I could also see it used in conjunction with some amazing use-prediction algorithm to store data that will most likely never be requested. If Facebook truly keeps everything then they have millions of photos, videos, hidden posts, and other digital detritus tied up in dead, inactive, or orphaned repositories. I know half the groups I joined back in high school are now impossible to find but the data they contained is still important for the purpose of linking people and interests together. I also have several friends who have passed away, making their account a kind of digital mausoleum.

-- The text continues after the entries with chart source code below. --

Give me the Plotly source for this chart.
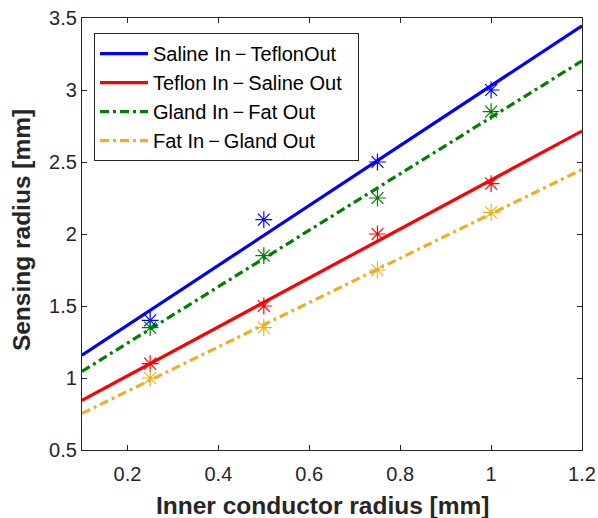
import numpy as np
import plotly.graph_objects as go

x_meas = [0.25, 0.5, 0.75, 1.0]
saline_in = [1.40, 2.10, 2.50, 3.00]
teflon_in = [1.10, 1.50, 2.00, 2.35]
gland_in = [1.35, 1.85, 2.25, 2.85]
fat_in = [1.00, 1.35, 1.75, 2.15]
x_fit_range = [0.1, 1.2]

MINUS = "\u2009\u2212\u2009"
names = ["Saline In" + MINUS + "TeflonOut", "Teflon In" + MINUS + "Saline Out",
         "Gland In" + MINUS + "Fat Out", "Fat In" + MINUS + "Gland Out"]
series = [saline_in, teflon_in, gland_in, fat_in]
colors = ["#0000FF", "#FF0000", "#008000", "#EDB120"]
dashes = ["solid", "solid", "9px,4px,3px,4px", "9px,4px,3px,4px"]

x_tick_vals = [0.2, 0.4, 0.6, 0.8, 1.0, 1.2]
x_tick_text = ["0.2", "0.4", "0.6", "0.8", "1", "1.2"]
y_tick_vals = [0.5, 1.0, 1.5, 2.0, 2.5, 3.0, 3.5]
y_tick_text = ["0.5", "1", "1.5", "2", "2.5", "3", "3.5"]
x_title = "Inner conductor radius [mm]"
y_title = "Sensing radius [mm]"

FONT = "Arial, Liberation Sans, sans-serif"
AX = "#262626"

fig = go.Figure()
xf = np.array(x_fit_range)
for name, ys, c, d in zip(names, series, colors, dashes):
    k, b = np.polyfit(x_meas, ys, 1)
    fig.add_trace(go.Scatter(x=xf, y=k * xf + b, mode="lines",
                             name=name + "\u00a0\u00a0",
                             line=dict(color=c, width=3.2, dash=d),
                             legendgroup=name))
for name, ys, c in zip(names, series, colors):
    fig.add_trace(go.Scatter(x=x_meas, y=ys, mode="markers", showlegend=False,
                             marker=dict(symbol="asterisk-open", size=14,
                                         color=c, line=dict(color=c, width=1.2))))

axis_common = dict(showline=True, linecolor=AX, linewidth=1.3, mirror="ticks",
                   ticks="inside", ticklen=5, tickcolor=AX, showgrid=False,
                   zeroline=False, automargin=False,
                   tickfont=dict(family=FONT, size=20, color=AX))

fig.update_xaxes(range=[0.1, 1.2], tickvals=x_tick_vals, ticktext=x_tick_text,
                 ticklabelstandoff=6, **axis_common)
fig.update_yaxes(range=[0.5, 3.5], tickvals=y_tick_vals, ticktext=y_tick_text,
                 **axis_common)

fig.add_annotation(text="<b>" + x_title + "</b>", xref="paper", yref="paper",
                   x=0.481, y=-0.1296, xanchor="center", yanchor="middle",
                   showarrow=False, font=dict(family=FONT, size=24.5, color=AX))
fig.add_annotation(text="<b>" + y_title + "</b>", xref="paper", yref="paper",
                   x=-0.122, y=0.509, xanchor="center", yanchor="middle",
                   textangle=-90, showarrow=False,
                   font=dict(family=FONT, size=24.5, color=AX))

fig.update_layout(
    width=598, height=518,
    margin=dict(l=82, r=16, t=18, b=68),
    paper_bgcolor="white", plot_bgcolor="white",
    showlegend=True,
    legend=dict(x=0.024, y=0.965, xanchor="left", yanchor="top",
                bgcolor="white", bordercolor=AX, borderwidth=1,
                font=dict(family=FONT, size=20, color="black"),
                itemwidth=48, tracegroupgap=0),
)

fig.write_html("out.html")
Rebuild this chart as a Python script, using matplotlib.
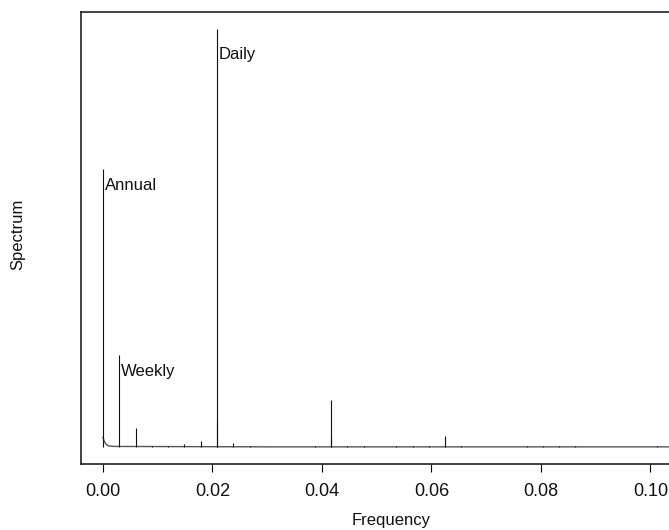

Their private data will never be accessed again but it must remain in FB's datacenter until someone is given access to the account to delete it. The number of Facebook accounts tied to the deceased is only increasing so these racks of Blu Rays might be considered the first digital cemetery. I don't know how many resources are allocated to this kind of data but this is where cold storage makes the most sense.